Più pragmatico, più dichiaratamente didattico di quei titoli che facilmente evadono dalla resa immediata e realistica dell'ambiente scolastico per oltrepassare i confini che conducono alla poesia, questo lungometraggio di relativa finzione ha destato sensazione e provocato discussioni. Innanzitutto, (et pour cause) in Germania, dove è stato girato da un giovane regista, e sopratutto prodotto da uno specialista in materia, il Bernd Eichinger di LA CADUTA – GLI ULTIMI GIORNI DI HITLER e del recente LA BANDA BAADER MEINHOF. Trasposto nei tempi nostri, tratto da un romanzo di Todd Strasser a sua volta basato su un'esperienza psicosociale autentica svolta negli anni Sessanta presso un liceo di Palo Alto in California, L'ONDA non è altro infatti che un tentativo, nemmeno tanto ludico, di spiegare la nascita del fascismo. O, perlomeno e forse più modestamente, di rispondere a una delle domande che più di spesso ci si è posti: sarebbe ancora possibile, oggi, una rinascita del nazismo in Germania, così come del fascismo nel mondo?

Merito del film è naturalmente di porla, questa domanda. E di farlo sotto forma di uno spettacolo accessibile e universale, in quanto organizzato fra giovani studenti contemporanei notoriamente disinibiti e dissacranti; su iniziativa di un insegnante (l'ottimo, ambiguo per quel pizzico che serve, Jürgen Vogel) più sull'anarchico postsessantottino che sospettabile di malcelate deviazioni reazionarie.
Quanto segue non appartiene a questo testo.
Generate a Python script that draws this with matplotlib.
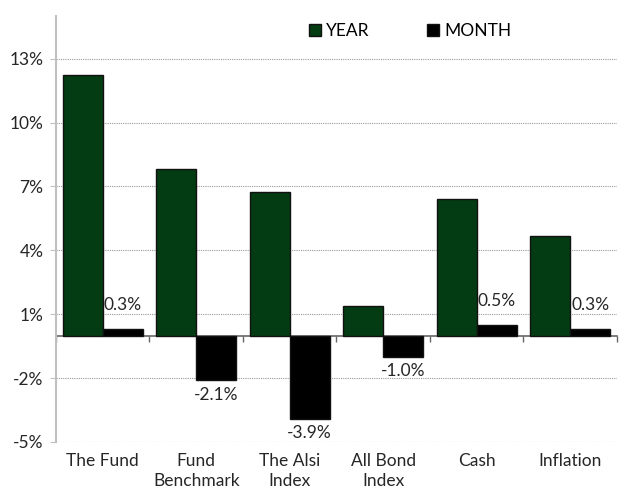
import numpy as np
import matplotlib.pyplot as plt

plt.rcParams['font.family'] = ['Lato', 'DejaVu Sans']

categories = ['The Fund', 'Fund\nBenchmark', 'The Alsi\nIndex', 'All Bond\nIndex', 'Cash', 'Inflation']
year = [12.25, 7.82, 6.74, 1.39, 6.43, 4.68]
month = [0.3, -2.1, -3.9, -1.0, 0.5, 0.3]
yticks = [-5, -2, 1, 4, 7, 10, 13]

green = '#033c12'
grey = '#bfbfbf'
txt = '#262626'

fig = plt.figure(figsize=(6.36, 5.0), dpi=100)
ax = fig.add_axes([0.088, 0.116, 0.882, 0.852])

x = np.arange(len(categories))
w = 0.428
ax.bar(x - w / 2, year, w, color=green, edgecolor='#111111', linewidth=1.0, label='YEAR', zorder=3)
ax.bar(x + w / 2, month, w, color='black', edgecolor='#111111', linewidth=1.0, label='MONTH', zorder=3)

for xi, v in zip(x, month):
    if v >= 0:
        ax.text(xi + w / 2, v + 0.75, f'{v:.1f}%', ha='center', va='bottom', fontsize=12.5, color=txt)
    else:
        ax.text(xi + w / 2, v - 0.3, f'{v:.1f}%', ha='center', va='top', fontsize=12.5, color=txt)

ymin, ymax = -5, 15
ax.set_ylim(ymin, ymax)
ax.set_xlim(-0.5, len(categories) - 0.5)
ax.set_yticks(yticks)
ax.set_yticklabels([f'{t}%' for t in yticks], fontsize=12.5, color=txt)
ax.yaxis.grid(True, linestyle=(0, (1, 1)), color='#999999', linewidth=0.8)
ax.set_axisbelow(True)
ax.tick_params(axis='y', length=4, color=grey, pad=5)

ax.set_xticks(x)
ax.set_xticklabels(categories, fontsize=12.5, color=txt, linespacing=1.3)
ax.tick_params(axis='x', length=0, pad=8)

for s in ['top', 'right', 'bottom']:
    ax.spines[s].set_visible(False)
ax.spines['left'].set_color(grey)
ax.spines['left'].set_linewidth(1.5)

# zero line with category separators
sec = ax.secondary_xaxis((0 - ymin) / (ymax - ymin))
sec.set_xticks(np.arange(len(categories) + 1) - 0.5)
sec.set_xticklabels([])
sec.tick_params(length=4, color='#666666', width=1)
sec.spines['bottom'].set_color('#666666')
sec.spines['bottom'].set_linewidth(1.2)

ax.legend(loc='upper center', bbox_to_anchor=(0.645, 0.985), bbox_transform=fig.transFigure,
          ncol=2, frameon=False, fontsize=12.5, handlelength=0.7, handleheight=0.7,
          handletextpad=0.3, columnspacing=3.3)

fig.savefig('out.png', dpi=100, facecolor='white')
A quell'assistenza dubbiosa e ridanciana, l'insegnante propone una settimana tematica all'insegna dell'autocrazia; sotto la sua autorità crescente essi dovranno adeguarsi scrupolosamente ad ogni forma d'imposizione formale: dare del lei, alzarsi ad ogni domanda, vestirsi allo stesso modo, adottare una gestualità comune. Una forma di despotismo dal quale non potrà che nascere il sentimento di appartenenza a una causa, addirittura a una famiglia comune; assieme, ovviamente, alla reazione, e quindi alla violenza nei confronti di chi a quella famiglia non appartiene. È l'ostilità, l'avversione nei confronti del diverso ed a quel punto, quasi ovviamente, all'insegnante il gioco sarà ormai sfuggito dalle mani.

È un po' di quel “ovviamente” a minare l'indubbia utilità di un film come L'ONDA. Dietro i meriti e certe qualità della pellicola (oltre al tema, la scelta degli attori, la vivacità della regia), ecco un film sulla manipolazione che rimane paradossalmente vittima dell'uso di quella stessa manipolazione. Certo, cinematografica, ma l'incastro scenaristico si fa così non tanto prevedibile (il che fa parte del discorso), quanto meccanico e sottolineato. Tanto da arrischiare di togliere credibilità ad un progetto che proprio al suo drammatico possibilismo deve tutto il (dovuto) interesse che suscita.